CAMM-1 Servo GX-24 Desktop Vinyl Cutter
This basically a plotter with a x-acto on the end that can cut through signs and the like. It is one of the basic machines of the FabLabs, and you might find one in your neighbourhood. There are FabLabs in NYC, Boston, many cities in Europe, etc. Check http://en.wikipedia.org/wiki/Fab_lab if there is one in your neighbourhood.
3M #1126 copper tape with conductive adhesive
This is another material that you might find in a local FabLab. Otherwise you could improvise with other conductive sticker you might find.
Your circuit design in .png format.
Step 1: Design Constrains for the Circuit
To use the cad.py software that goes with a lot of the FabLab machines, save your circuit as a .png. If you're using Eagle as your design software, you can output the layers that you want to use as a monochrome image, and use a 500 dpi to make sure you get enough resolution to contour the part.
Use the .png as your input, and after clicking the cam button select .camm (for the roland) as your output.

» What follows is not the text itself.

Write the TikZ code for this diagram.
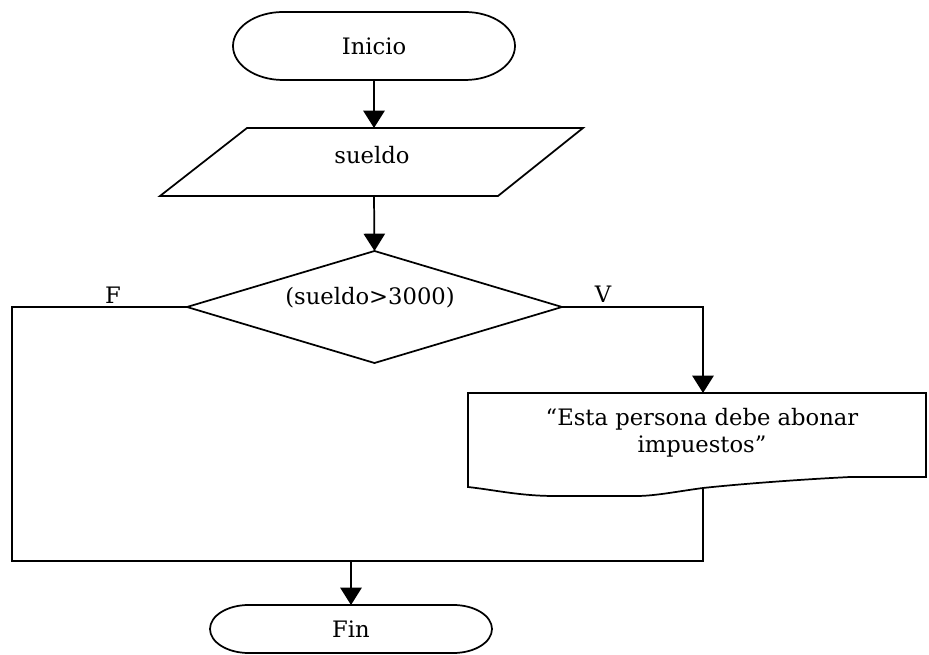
\documentclass[tikz,border=0pt]{standalone}
\usepackage{fontspec}
\setmainfont{DejaVu Serif}
\usetikzlibrary{arrows.meta,shapes.geometric}
\tikzset{
  flow/.style={line width=1.3pt},
  flowarrow/.style={flow,-{Triangle[width=16pt,length=13pt]}},
  caption/.style={font=\fontsize{17}{20.25}\selectfont,inner sep=1pt},
  endpoint/.style={minimum width=211.5pt,inner sep=0pt,outer sep=0pt,
    font=\fontsize{17}{20.25}\selectfont},
  decision/.style={diamond,draw,flow,minimum width=281.25pt,
    minimum height=84pt,inner sep=0pt,outer sep=0pt}
}
\begin{document}
\begin{tikzpicture}[x=0.75pt,y=-0.75pt]
      \useasboundingbox (0,0) rectangle (929,655);
      % terminals
      \node[endpoint,minimum height=51pt] (inicio) at (374,46) {Inicio};
      \draw[flow] ([xshift=37.5pt]inicio.north west) -- ([xshift=-37.5pt]inicio.north east)
        arc[start angle=90,end angle=-90,x radius=37.5pt,y radius=25.5pt]
        -- ([xshift=37.5pt]inicio.south west)
        arc[start angle=270,end angle=90,x radius=37.5pt,y radius=25.5pt] -- cycle;
      \node[endpoint,minimum height=36pt] (fin) at (351,629) {Fin};
      \draw[flow] ([xshift=29pt]fin.north west) -- ([xshift=-29pt]fin.north east)
        arc[start angle=90,end angle=-90,x radius=29pt,y radius=18pt]
        -- ([xshift=29pt]fin.south west)
        arc[start angle=270,end angle=90,x radius=29pt,y radius=18pt] -- cycle;
      % entrada
      \draw[flow] (247,128) -- (583,128) -- (498,196) -- (160,196) -- cycle;
      \node[caption] (sueldo) at (372,155) {sueldo};
      \coordinate (inTop) at (374,128);
      \coordinate (inBot) at (374,196);
      % decision
      \node[decision] (cond) at (374.5,307) {};
      \node[caption] (condtxt) at (370,298) {(sueldo>3000)};
      \node[caption] (flabel) at (113,295) {F};
      \node[caption] (vlabel) at (603,294) {V};
      % salida
      \draw[flow] (468,393) -- (926,393) -- (926,477) -- (850,477)
        .. controls (790,480) and (730,485) .. (703,488)
        .. controls (680,491) and (655,496) .. (637,496) -- (555,496)
        .. controls (520,496) and (495,490) .. (468,487) -- cycle;
      \node[caption,align=center] (msg) at (702,433) {“Esta persona debe abonar\\impuestos”};
      \coordinate (docTop) at (703,393);
      \coordinate (docBot) at (703,488);
      \coordinate (fcorner) at (12,307);
      \coordinate (join) at (351,561);
      \begin{scope}[flowarrow]
        \draw (inicio) to (inTop);
        \draw (inBot) to (cond.north);
        \draw (cond.east) -| (docTop);
        \draw (join) to (fin.north);
      \end{scope}
      \begin{scope}[flow]
        \draw (cond.west) -- (fcorner) |- (join);
        \draw (docBot) |- (join);
      \end{scope}
    \end{tikzpicture}
\end{document}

For the vinylcutter you only need one contour, check all of the contour lines to make sure that none of your paths are being skipped. If the contouring is sticking two of your parts together, you can down the tool diameter to something untrue as a hack-- the tool really is 0.01, but changing it to for instance 0.005 will probably keep the integrity of your circuit even if all the parts might be a bit smaller than you called for. Similarly, if your circuit has a lot of spacing, you can make your circuit wider by pretending that the tool is wider than it really is.

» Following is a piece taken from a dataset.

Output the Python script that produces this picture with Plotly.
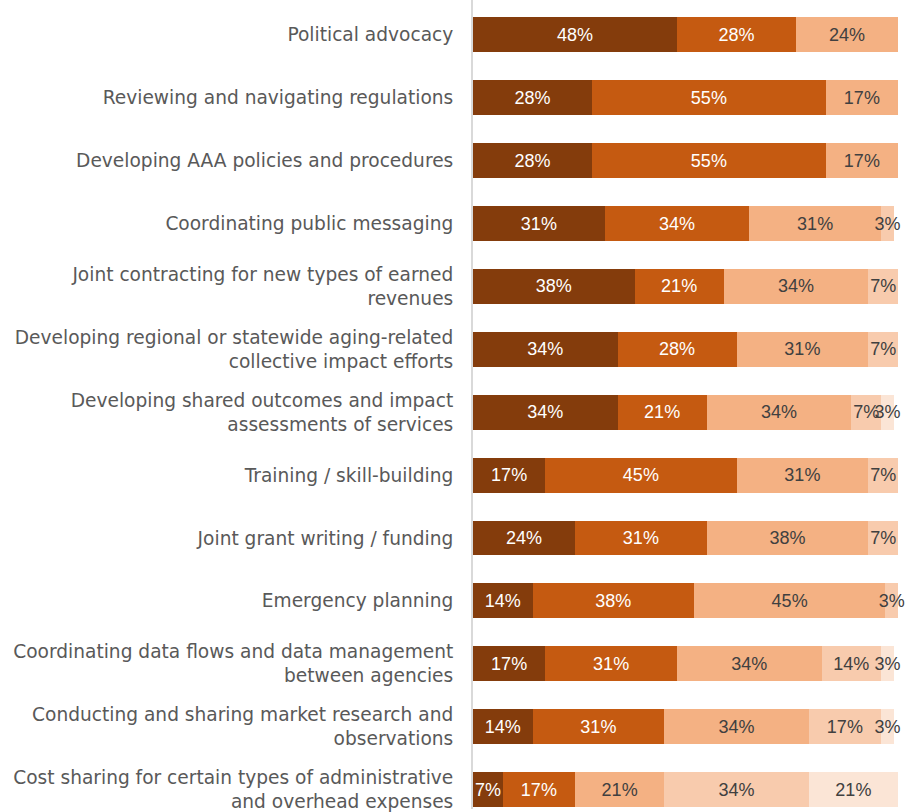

Step 2: Cutting the Circuit
Step 3: Moving Your Circuit Onto a Base
When you lift the circuit off, it is best to lift the circuit at a more obtuse angle to minimize the amount of traces accidentally left behind.

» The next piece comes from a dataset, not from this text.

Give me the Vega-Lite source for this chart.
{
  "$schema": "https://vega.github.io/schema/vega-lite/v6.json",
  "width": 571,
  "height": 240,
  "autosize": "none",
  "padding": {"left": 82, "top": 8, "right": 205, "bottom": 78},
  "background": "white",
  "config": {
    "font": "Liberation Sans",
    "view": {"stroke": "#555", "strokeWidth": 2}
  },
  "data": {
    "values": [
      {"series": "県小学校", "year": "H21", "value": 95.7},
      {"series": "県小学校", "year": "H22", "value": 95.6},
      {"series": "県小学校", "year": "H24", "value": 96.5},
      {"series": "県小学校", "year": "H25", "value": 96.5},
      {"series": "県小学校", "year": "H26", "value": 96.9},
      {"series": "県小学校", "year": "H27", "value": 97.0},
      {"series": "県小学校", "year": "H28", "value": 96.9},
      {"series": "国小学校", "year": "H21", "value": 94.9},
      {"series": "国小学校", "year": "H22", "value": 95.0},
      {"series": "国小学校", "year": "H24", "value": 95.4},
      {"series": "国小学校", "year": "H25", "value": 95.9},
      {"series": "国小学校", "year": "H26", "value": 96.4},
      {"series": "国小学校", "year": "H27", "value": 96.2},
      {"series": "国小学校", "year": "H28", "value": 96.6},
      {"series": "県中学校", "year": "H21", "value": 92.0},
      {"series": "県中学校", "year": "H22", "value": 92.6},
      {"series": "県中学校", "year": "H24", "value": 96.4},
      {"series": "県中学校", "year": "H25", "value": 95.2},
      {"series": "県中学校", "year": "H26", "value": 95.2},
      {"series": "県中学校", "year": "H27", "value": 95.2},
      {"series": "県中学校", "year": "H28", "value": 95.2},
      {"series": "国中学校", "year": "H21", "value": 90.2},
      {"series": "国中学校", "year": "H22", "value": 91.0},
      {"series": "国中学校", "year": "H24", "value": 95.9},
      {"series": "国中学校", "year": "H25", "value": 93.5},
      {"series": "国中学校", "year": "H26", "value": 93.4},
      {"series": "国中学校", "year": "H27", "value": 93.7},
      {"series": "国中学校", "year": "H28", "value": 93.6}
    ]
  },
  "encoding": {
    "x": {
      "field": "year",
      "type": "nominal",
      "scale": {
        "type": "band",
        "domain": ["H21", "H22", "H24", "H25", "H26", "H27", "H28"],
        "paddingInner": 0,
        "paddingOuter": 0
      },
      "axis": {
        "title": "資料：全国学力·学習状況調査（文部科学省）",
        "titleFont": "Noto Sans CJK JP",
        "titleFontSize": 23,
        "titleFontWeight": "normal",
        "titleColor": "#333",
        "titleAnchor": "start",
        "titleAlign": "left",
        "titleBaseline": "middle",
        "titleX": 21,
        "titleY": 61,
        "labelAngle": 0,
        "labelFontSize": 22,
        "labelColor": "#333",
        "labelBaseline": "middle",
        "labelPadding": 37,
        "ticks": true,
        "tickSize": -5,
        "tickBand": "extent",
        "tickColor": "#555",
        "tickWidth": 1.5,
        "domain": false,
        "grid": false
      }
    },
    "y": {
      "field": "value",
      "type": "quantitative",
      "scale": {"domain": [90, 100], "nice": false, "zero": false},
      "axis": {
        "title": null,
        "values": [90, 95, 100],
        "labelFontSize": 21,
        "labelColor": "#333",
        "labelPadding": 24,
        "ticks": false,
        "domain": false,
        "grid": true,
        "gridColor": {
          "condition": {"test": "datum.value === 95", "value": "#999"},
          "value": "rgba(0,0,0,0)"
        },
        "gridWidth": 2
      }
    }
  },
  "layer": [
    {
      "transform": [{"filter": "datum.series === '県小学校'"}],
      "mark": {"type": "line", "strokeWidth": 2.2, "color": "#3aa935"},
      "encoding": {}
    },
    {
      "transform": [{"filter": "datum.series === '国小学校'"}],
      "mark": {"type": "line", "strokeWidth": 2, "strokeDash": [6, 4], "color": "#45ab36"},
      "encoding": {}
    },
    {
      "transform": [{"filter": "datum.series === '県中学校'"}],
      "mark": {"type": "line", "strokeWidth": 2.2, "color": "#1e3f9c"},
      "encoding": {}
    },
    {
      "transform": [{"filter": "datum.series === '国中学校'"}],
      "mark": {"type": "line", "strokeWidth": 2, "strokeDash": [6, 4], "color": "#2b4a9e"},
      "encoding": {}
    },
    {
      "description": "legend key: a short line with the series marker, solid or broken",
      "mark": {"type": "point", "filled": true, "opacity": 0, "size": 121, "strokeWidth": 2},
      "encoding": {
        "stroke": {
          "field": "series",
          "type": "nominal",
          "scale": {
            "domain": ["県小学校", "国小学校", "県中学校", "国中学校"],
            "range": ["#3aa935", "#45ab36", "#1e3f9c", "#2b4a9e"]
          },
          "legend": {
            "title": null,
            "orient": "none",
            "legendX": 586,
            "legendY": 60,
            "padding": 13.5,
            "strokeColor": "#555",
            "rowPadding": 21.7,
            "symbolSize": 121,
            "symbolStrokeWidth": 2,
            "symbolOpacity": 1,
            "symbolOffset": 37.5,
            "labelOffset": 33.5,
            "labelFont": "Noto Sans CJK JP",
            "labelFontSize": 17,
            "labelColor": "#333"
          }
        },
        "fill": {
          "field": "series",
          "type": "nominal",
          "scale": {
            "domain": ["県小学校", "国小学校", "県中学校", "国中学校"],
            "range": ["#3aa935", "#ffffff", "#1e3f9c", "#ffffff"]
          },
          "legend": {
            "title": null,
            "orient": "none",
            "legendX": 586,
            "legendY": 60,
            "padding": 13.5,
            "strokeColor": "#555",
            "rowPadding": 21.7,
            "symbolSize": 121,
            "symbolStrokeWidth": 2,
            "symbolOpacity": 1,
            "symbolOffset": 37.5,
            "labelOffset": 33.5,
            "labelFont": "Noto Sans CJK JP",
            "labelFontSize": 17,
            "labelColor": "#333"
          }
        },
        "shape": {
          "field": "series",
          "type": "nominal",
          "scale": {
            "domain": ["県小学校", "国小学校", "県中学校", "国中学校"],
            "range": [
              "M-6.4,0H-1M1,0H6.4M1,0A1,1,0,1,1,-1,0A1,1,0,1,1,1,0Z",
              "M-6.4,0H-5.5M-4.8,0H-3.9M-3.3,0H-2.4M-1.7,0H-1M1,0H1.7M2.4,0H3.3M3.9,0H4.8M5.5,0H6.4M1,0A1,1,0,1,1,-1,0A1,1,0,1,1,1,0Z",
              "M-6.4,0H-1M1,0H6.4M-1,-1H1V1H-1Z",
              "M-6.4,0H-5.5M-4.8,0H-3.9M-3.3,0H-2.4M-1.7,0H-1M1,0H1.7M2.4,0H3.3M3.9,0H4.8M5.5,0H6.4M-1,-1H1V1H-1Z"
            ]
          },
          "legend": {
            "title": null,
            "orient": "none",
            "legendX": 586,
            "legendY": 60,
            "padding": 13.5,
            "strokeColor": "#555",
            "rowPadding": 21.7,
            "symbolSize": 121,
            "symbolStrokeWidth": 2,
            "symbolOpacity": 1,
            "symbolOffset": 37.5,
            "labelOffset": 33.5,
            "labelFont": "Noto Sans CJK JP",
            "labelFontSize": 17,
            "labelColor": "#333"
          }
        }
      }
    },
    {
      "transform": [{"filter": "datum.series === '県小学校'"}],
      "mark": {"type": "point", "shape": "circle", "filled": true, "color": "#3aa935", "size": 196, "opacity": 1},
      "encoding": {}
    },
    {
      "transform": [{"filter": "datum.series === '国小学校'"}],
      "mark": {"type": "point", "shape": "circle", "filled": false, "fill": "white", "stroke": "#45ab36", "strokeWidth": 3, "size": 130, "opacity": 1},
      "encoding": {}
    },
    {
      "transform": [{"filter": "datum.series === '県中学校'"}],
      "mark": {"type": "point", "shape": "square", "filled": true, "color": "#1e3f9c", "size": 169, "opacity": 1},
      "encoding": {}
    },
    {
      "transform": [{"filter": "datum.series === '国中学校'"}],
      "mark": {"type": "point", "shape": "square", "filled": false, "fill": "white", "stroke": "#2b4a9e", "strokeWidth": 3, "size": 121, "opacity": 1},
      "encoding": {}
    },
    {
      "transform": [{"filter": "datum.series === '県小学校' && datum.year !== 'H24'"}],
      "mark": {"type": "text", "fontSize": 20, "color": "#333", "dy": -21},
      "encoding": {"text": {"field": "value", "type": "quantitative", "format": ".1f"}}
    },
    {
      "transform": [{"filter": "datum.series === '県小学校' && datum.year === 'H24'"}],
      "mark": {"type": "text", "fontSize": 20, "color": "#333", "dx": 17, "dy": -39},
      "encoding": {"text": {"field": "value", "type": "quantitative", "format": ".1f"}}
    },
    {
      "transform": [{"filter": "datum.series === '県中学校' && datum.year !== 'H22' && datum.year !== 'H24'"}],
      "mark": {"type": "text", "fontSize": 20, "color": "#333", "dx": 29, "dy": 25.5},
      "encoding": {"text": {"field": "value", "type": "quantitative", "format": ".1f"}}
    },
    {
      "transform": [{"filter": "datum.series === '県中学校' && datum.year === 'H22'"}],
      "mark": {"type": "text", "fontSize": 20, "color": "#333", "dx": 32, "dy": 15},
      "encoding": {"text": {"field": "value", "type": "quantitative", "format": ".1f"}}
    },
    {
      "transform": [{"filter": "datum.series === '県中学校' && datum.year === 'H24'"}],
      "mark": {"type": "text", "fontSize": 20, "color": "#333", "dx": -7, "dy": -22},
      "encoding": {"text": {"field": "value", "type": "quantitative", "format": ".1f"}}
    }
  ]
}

The circuits can be placed on any more or less heat-resistant surface. This can be glass, acrylic, wood or even cardboard or fabric. The surface will get hot when you solder on your components, but if you can solder quickly you can have some pretty sensitive surfaces as a base.
Step 4: Fixing Your Circuit to the Base
Then you will want to remove the protective masking tape, which you can do by peeling it off at as sharp an angle as possible, as not to rip up any of the traces. If the copper is lifting as you peel off the masking tape, push the masking tape back down and try to rub over the lifting area some more.